After the war, Secretary of State Edward Stettinius undertook a complete reorganization of the Department that directly affected the Chief Special Agent's office. The Secretary requested the FBI review and make recommendations on physical and personnel security. One important result of that report was the separation of security functions in the Department.

A new security office was set up, separate from the Chief Special Agent's office. This new Office of Security (SY) had a program of regional security staffs in the United States and, for the first time, security officers at missions overseas. Later, security functions were merged and, in 1948, Foreign Correlations (an intelligence service) was incorporated into the office, bringing in that aspect of security. Also in that year, the Marine Security Guard Program was inaugurated at U.S. embassies.

The '50s
The discovery of a listening device in the Great Seal at our Moscow mission was the catalyst for developing countermeasures technology. By the end of the '50s, hundreds of listening devices planted by foreign intelligence services were found in our embassies. Also during this decade, a special assignments staff was created to investigate possible misconduct and contact with foreign intelligence services by Department personnel. This staff worked closely with CIA and FBI counterintelligence. Reacting to the crisis in electronic surveillance, SY upgraded its technical security program and began hiring engineers. The assignment of Seabee teams to search for listening devices in our Moscow and Warsaw embassies led to the Seabee program within the Department.

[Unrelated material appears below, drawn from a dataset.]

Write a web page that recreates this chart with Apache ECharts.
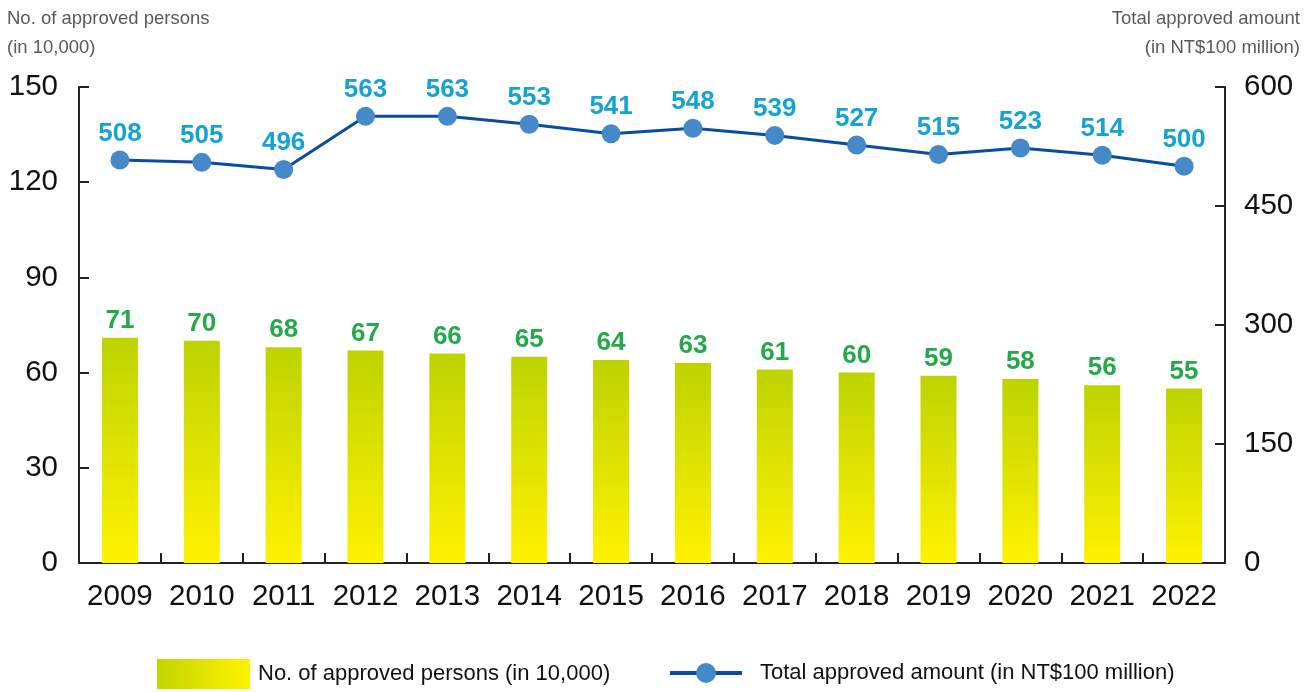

SY assumed responsibility for the security of Department of State domestic facilities which included information security, building passes, and the physical security of our facilities.

The '60s
Beginning in the late '60s, several ambassadors and Department officials were kidnapped or assassinated. These actions highlighted the possible exploitation of U.S. diplomats for political purposes. To meet this new threat, SY increased its protective capabilities.